BEGIN

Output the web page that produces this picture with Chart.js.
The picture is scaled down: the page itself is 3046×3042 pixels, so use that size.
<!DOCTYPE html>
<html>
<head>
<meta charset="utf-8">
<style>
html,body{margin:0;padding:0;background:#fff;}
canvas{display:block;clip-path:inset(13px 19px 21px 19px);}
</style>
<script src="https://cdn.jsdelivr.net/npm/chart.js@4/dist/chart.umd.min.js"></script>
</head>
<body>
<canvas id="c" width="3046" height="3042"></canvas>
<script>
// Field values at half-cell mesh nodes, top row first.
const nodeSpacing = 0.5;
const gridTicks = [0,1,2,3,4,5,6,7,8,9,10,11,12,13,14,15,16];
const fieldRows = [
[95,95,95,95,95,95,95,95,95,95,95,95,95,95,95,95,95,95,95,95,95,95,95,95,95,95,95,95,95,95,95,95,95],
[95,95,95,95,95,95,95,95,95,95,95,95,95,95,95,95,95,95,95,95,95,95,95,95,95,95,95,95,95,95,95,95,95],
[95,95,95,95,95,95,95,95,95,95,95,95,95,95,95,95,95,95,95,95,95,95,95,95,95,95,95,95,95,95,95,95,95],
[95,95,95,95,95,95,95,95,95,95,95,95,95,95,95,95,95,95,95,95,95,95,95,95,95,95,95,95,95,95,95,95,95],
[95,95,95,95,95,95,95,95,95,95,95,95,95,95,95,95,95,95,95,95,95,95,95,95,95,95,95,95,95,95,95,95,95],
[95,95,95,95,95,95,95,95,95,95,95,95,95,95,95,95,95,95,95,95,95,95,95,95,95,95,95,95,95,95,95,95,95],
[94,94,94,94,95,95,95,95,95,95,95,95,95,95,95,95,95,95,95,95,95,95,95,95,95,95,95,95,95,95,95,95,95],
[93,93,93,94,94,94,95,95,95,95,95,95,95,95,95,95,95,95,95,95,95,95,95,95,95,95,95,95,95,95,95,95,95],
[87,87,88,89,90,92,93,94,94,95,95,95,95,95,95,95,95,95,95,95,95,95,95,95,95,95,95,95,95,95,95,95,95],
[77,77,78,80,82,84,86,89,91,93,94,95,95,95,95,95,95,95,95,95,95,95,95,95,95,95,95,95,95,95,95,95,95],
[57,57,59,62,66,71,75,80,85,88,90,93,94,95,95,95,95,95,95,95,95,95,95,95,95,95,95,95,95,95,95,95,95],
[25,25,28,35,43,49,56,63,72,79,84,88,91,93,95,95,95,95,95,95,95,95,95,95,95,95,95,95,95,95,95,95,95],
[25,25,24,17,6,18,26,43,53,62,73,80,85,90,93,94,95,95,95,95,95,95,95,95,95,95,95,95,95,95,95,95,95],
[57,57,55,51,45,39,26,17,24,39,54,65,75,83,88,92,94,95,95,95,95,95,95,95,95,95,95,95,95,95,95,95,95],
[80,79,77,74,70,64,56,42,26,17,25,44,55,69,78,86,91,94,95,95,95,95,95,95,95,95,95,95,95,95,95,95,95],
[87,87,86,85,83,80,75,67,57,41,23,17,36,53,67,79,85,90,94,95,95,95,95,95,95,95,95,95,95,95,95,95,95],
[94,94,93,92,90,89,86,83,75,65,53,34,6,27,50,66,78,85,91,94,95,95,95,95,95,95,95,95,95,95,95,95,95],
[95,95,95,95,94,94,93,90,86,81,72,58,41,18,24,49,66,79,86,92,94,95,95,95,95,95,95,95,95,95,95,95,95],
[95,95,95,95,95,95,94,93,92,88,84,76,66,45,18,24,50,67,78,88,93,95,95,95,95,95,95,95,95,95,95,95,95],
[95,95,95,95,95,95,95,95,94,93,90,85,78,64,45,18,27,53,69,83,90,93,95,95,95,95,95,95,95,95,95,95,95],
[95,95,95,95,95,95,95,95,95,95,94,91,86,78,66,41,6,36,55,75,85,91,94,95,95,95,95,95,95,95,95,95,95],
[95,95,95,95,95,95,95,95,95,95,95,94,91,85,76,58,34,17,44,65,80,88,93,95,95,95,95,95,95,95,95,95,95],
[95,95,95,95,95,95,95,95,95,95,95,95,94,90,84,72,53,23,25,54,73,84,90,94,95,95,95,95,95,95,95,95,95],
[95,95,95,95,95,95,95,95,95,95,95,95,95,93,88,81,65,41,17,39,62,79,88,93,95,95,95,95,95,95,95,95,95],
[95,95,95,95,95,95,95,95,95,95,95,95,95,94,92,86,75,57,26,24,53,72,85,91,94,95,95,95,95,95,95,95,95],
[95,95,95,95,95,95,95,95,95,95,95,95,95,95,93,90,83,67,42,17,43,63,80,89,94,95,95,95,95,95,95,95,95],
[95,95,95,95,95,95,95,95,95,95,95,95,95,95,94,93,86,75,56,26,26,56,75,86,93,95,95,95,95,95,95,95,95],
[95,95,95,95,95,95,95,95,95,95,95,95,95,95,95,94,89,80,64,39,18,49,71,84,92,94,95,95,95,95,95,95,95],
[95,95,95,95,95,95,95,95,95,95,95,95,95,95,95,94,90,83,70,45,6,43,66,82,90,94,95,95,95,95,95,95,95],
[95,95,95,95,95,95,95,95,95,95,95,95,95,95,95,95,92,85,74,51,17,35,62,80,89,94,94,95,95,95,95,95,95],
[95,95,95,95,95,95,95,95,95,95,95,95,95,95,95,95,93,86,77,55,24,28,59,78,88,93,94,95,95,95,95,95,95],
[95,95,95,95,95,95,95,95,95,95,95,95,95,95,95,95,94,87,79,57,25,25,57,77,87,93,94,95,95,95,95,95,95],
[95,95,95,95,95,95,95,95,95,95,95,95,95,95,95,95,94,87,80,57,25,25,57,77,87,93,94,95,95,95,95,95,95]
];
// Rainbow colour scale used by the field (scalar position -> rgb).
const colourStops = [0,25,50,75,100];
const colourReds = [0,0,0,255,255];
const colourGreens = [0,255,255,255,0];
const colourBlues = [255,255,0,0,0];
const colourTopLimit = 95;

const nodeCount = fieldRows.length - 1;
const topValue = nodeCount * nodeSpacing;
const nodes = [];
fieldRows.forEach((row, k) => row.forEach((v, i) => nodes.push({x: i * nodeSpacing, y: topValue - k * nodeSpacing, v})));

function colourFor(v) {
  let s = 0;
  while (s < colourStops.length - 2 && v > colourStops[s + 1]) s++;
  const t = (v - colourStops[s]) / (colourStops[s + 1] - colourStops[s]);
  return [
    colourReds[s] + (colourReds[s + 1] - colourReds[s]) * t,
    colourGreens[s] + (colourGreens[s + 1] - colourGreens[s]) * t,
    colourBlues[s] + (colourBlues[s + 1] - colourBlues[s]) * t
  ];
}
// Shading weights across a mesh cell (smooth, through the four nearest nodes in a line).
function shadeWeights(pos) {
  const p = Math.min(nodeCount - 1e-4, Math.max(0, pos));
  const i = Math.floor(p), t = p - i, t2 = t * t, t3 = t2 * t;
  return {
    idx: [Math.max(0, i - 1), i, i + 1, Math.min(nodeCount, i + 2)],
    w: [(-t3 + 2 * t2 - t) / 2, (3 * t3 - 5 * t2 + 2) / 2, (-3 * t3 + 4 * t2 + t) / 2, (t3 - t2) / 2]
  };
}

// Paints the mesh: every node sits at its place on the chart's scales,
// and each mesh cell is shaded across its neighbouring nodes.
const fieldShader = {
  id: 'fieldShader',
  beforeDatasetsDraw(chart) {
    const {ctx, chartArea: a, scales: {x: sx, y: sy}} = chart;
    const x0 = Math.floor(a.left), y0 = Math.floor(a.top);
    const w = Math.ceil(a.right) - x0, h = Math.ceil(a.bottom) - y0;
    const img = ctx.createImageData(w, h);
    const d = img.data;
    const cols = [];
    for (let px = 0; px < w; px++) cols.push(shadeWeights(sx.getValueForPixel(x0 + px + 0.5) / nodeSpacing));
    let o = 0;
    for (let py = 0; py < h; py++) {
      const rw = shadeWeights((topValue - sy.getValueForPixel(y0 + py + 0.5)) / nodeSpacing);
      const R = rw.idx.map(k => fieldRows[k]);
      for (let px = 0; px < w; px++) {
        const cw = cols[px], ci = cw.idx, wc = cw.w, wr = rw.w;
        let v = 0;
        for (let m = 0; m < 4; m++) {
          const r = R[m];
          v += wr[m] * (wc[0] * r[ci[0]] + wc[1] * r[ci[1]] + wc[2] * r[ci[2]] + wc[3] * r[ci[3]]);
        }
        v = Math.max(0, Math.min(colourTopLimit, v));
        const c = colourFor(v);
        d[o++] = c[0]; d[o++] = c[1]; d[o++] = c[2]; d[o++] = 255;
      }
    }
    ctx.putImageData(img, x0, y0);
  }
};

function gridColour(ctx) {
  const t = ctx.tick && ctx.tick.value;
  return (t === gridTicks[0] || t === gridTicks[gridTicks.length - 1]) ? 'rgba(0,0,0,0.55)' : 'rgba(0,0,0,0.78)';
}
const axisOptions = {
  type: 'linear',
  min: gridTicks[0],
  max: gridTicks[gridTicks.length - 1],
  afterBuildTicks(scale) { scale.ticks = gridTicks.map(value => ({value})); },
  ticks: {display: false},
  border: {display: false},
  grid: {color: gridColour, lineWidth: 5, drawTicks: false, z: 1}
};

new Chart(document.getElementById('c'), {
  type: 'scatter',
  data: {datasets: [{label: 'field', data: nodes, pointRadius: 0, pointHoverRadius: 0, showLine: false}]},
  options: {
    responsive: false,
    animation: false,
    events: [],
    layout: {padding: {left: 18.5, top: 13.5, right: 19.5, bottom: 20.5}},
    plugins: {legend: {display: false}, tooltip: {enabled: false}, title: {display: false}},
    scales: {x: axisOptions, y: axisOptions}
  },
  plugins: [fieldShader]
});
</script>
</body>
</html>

END

# [TASK GOAL]
Choose all lines containing the string "picture" and copy them out.

# [RESULT OF THE EXERCISE]
Output the web page that produces this picture with Chart.js.
The picture is scaled down: the page itself is 3046×3042 pixels, so use that size.

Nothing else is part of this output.